▶ Supplied records

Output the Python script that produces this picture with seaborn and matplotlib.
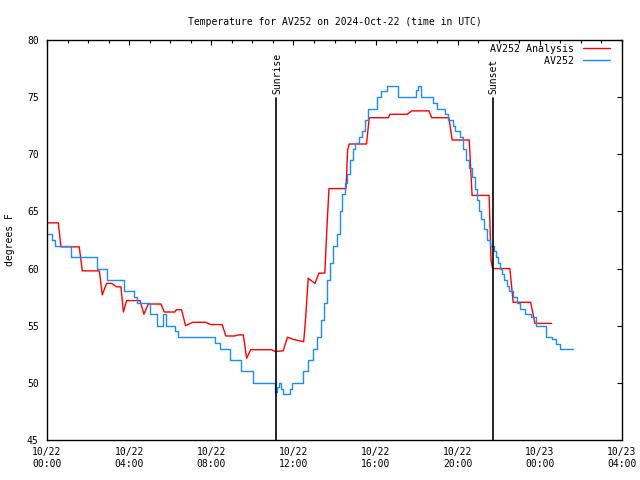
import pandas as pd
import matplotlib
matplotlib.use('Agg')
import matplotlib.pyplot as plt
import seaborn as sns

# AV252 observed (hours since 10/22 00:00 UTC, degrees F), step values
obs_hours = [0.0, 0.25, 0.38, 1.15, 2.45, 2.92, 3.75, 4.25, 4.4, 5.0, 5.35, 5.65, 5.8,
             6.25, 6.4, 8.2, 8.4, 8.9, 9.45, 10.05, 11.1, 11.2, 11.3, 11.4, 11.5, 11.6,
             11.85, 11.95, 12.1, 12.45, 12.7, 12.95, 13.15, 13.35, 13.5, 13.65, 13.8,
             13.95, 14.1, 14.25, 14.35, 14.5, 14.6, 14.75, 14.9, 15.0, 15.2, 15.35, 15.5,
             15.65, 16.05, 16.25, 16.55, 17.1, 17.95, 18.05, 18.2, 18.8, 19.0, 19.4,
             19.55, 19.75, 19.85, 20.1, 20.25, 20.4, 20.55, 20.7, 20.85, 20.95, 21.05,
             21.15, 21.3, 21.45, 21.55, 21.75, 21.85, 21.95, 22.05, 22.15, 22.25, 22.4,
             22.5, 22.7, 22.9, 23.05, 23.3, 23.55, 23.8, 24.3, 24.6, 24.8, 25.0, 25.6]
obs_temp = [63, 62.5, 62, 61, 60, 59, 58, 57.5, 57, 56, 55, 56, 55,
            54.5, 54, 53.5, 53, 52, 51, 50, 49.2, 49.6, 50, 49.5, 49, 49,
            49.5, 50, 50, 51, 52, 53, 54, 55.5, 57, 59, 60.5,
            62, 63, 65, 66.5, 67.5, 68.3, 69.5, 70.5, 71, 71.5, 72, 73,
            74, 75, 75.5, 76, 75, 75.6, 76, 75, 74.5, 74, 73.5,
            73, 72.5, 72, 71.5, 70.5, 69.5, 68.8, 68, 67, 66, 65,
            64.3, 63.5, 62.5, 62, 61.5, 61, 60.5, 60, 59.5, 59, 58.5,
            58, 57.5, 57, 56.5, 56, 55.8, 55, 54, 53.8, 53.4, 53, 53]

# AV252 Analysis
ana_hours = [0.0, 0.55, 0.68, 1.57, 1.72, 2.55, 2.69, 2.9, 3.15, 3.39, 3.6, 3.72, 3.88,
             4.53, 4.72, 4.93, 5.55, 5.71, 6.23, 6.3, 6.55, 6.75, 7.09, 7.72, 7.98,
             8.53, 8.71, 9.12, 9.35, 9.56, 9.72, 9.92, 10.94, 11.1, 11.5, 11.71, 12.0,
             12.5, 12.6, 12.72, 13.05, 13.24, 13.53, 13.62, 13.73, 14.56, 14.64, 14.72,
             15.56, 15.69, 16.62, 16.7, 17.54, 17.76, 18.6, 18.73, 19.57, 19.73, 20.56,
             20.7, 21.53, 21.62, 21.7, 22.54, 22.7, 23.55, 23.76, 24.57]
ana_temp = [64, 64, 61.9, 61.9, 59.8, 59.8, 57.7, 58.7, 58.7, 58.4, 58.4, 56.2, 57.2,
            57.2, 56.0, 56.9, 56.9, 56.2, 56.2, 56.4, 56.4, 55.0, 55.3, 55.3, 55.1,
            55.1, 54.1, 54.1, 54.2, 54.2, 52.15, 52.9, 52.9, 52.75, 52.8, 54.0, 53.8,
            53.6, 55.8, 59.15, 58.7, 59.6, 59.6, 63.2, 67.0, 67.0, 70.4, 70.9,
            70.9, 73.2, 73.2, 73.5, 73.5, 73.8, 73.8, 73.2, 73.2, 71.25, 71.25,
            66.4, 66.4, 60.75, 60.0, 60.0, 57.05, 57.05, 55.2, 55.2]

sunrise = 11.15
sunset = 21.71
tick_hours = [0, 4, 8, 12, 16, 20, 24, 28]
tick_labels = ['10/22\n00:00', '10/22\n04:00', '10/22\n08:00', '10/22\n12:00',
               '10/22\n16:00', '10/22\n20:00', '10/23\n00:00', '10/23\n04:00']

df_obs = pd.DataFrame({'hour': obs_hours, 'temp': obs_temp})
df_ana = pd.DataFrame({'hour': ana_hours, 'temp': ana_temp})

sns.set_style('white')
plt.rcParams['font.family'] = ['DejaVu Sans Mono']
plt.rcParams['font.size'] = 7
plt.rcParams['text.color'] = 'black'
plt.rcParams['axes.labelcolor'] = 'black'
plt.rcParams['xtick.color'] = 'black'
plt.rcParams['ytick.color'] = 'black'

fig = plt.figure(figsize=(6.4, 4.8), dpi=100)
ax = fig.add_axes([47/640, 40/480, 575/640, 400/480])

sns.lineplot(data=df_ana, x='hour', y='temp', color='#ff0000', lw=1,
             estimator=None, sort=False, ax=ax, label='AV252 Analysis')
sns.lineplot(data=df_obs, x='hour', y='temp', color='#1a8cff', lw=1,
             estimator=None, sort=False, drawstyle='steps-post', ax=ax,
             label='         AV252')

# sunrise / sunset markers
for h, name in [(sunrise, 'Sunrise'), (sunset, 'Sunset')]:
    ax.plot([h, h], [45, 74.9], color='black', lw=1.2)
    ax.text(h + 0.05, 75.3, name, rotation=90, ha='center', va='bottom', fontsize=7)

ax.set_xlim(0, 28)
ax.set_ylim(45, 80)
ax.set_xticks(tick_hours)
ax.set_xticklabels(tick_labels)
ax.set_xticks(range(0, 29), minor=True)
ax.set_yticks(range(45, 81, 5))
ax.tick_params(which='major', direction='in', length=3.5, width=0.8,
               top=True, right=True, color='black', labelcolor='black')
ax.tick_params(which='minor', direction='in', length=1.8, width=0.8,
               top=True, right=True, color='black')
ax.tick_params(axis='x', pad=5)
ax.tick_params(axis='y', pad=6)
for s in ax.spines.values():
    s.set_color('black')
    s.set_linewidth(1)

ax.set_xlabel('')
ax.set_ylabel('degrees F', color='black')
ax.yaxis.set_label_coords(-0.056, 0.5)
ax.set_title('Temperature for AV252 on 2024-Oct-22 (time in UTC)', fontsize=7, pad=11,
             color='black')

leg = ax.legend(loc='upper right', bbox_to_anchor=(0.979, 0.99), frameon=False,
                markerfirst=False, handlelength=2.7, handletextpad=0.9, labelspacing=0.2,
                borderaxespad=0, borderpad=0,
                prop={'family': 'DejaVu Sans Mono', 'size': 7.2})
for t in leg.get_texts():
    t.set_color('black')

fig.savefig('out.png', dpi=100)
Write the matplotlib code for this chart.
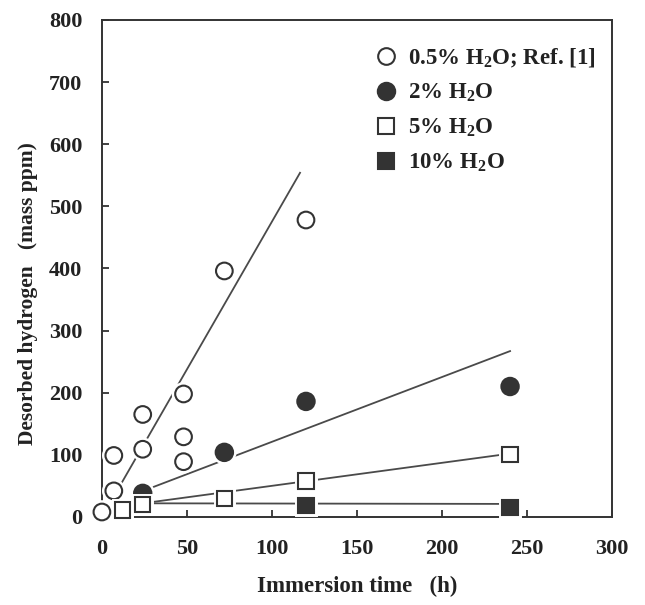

▶ Job
Reproduce each line of the records exactly, and omit every picture.

▶ Expected answer
Output the Python script that produces this picture with seaborn and matplotlib.
import pandas as pd
import matplotlib
matplotlib.use('Agg')
import matplotlib.pyplot as plt
import seaborn as sns

# AV252 observed (hours since 10/22 00:00 UTC, degrees F), step values
obs_hours = [0.0, 0.25, 0.38, 1.15, 2.45, 2.92, 3.75, 4.25, 4.4, 5.0, 5.35, 5.65, 5.8,
             6.25, 6.4, 8.2, 8.4, 8.9, 9.45, 10.05, 11.1, 11.2, 11.3, 11.4, 11.5, 11.6,
             11.85, 11.95, 12.1, 12.45, 12.7, 12.95, 13.15, 13.35, 13.5, 13.65, 13.8,
             13.95, 14.1, 14.25, 14.35, 14.5, 14.6, 14.75, 14.9, 15.0, 15.2, 15.35, 15.5,
             15.65, 16.05, 16.25, 16.55, 17.1, 17.95, 18.05, 18.2, 18.8, 19.0, 19.4,
             19.55, 19.75, 19.85, 20.1, 20.25, 20.4, 20.55, 20.7, 20.85, 20.95, 21.05,
             21.15, 21.3, 21.45, 21.55, 21.75, 21.85, 21.95, 22.05, 22.15, 22.25, 22.4,
             22.5, 22.7, 22.9, 23.05, 23.3, 23.55, 23.8, 24.3, 24.6, 24.8, 25.0, 25.6]
obs_temp = [63, 62.5, 62, 61, 60, 59, 58, 57.5, 57, 56, 55, 56, 55,
            54.5, 54, 53.5, 53, 52, 51, 50, 49.2, 49.6, 50, 49.5, 49, 49,
            49.5, 50, 50, 51, 52, 53, 54, 55.5, 57, 59, 60.5,
            62, 63, 65, 66.5, 67.5, 68.3, 69.5, 70.5, 71, 71.5, 72, 73,
            74, 75, 75.5, 76, 75, 75.6, 76, 75, 74.5, 74, 73.5,
            73, 72.5, 72, 71.5, 70.5, 69.5, 68.8, 68, 67, 66, 65,
            64.3, 63.5, 62.5, 62, 61.5, 61, 60.5, 60, 59.5, 59, 58.5,
            58, 57.5, 57, 56.5, 56, 55.8, 55, 54, 53.8, 53.4, 53, 53]

# AV252 Analysis
ana_hours = [0.0, 0.55, 0.68, 1.57, 1.72, 2.55, 2.69, 2.9, 3.15, 3.39, 3.6, 3.72, 3.88,
             4.53, 4.72, 4.93, 5.55, 5.71, 6.23, 6.3, 6.55, 6.75, 7.09, 7.72, 7.98,
             8.53, 8.71, 9.12, 9.35, 9.56, 9.72, 9.92, 10.94, 11.1, 11.5, 11.71, 12.0,
             12.5, 12.6, 12.72, 13.05, 13.24, 13.53, 13.62, 13.73, 14.56, 14.64, 14.72,
             15.56, 15.69, 16.62, 16.7, 17.54, 17.76, 18.6, 18.73, 19.57, 19.73, 20.56,
             20.7, 21.53, 21.62, 21.7, 22.54, 22.7, 23.55, 23.76, 24.57]
ana_temp = [64, 64, 61.9, 61.9, 59.8, 59.8, 57.7, 58.7, 58.7, 58.4, 58.4, 56.2, 57.2,
            57.2, 56.0, 56.9, 56.9, 56.2, 56.2, 56.4, 56.4, 55.0, 55.3, 55.3, 55.1,
            55.1, 54.1, 54.1, 54.2, 54.2, 52.15, 52.9, 52.9, 52.75, 52.8, 54.0, 53.8,
            53.6, 55.8, 59.15, 58.7, 59.6, 59.6, 63.2, 67.0, 67.0, 70.4, 70.9,
            70.9, 73.2, 73.2, 73.5, 73.5, 73.8, 73.8, 73.2, 73.2, 71.25, 71.25,
            66.4, 66.4, 60.75, 60.0, 60.0, 57.05, 57.05, 55.2, 55.2]

sunrise = 11.15
sunset = 21.71
tick_hours = [0, 4, 8, 12, 16, 20, 24, 28]
tick_labels = ['10/22\n00:00', '10/22\n04:00', '10/22\n08:00', '10/22\n12:00',
               '10/22\n16:00', '10/22\n20:00', '10/23\n00:00', '10/23\n04:00']

df_obs = pd.DataFrame({'hour': obs_hours, 'temp': obs_temp})
df_ana = pd.DataFrame({'hour': ana_hours, 'temp': ana_temp})

sns.set_style('white')
plt.rcParams['font.family'] = ['DejaVu Sans Mono']
plt.rcParams['font.size'] = 7
plt.rcParams['text.color'] = 'black'
plt.rcParams['axes.labelcolor'] = 'black'
plt.rcParams['xtick.color'] = 'black'
plt.rcParams['ytick.color'] = 'black'

fig = plt.figure(figsize=(6.4, 4.8), dpi=100)
ax = fig.add_axes([47/640, 40/480, 575/640, 400/480])

sns.lineplot(data=df_ana, x='hour', y='temp', color='#ff0000', lw=1,
             estimator=None, sort=False, ax=ax, label='AV252 Analysis')
sns.lineplot(data=df_obs, x='hour', y='temp', color='#1a8cff', lw=1,
             estimator=None, sort=False, drawstyle='steps-post', ax=ax,
             label='         AV252')

# sunrise / sunset markers
for h, name in [(sunrise, 'Sunrise'), (sunset, 'Sunset')]:
    ax.plot([h, h], [45, 74.9], color='black', lw=1.2)
    ax.text(h + 0.05, 75.3, name, rotation=90, ha='center', va='bottom', fontsize=7)

ax.set_xlim(0, 28)
ax.set_ylim(45, 80)
ax.set_xticks(tick_hours)
ax.set_xticklabels(tick_labels)
ax.set_xticks(range(0, 29), minor=True)
ax.set_yticks(range(45, 81, 5))
ax.tick_params(which='major', direction='in', length=3.5, width=0.8,
               top=True, right=True, color='black', labelcolor='black')
ax.tick_params(which='minor', direction='in', length=1.8, width=0.8,
               top=True, right=True, color='black')
ax.tick_params(axis='x', pad=5)
ax.tick_params(axis='y', pad=6)
for s in ax.spines.values():
    s.set_color('black')
    s.set_linewidth(1)

ax.set_xlabel('')
ax.set_ylabel('degrees F', color='black')
ax.yaxis.set_label_coords(-0.056, 0.5)
ax.set_title('Temperature for AV252 on 2024-Oct-22 (time in UTC)', fontsize=7, pad=11,
             color='black')

leg = ax.legend(loc='upper right', bbox_to_anchor=(0.979, 0.99), frameon=False,
                markerfirst=False, handlelength=2.7, handletextpad=0.9, labelspacing=0.2,
                borderaxespad=0, borderpad=0,
                prop={'family': 'DejaVu Sans Mono', 'size': 7.2})
for t in leg.get_texts():
    t.set_color('black')

fig.savefig('out.png', dpi=100)
Write the matplotlib code for this chart.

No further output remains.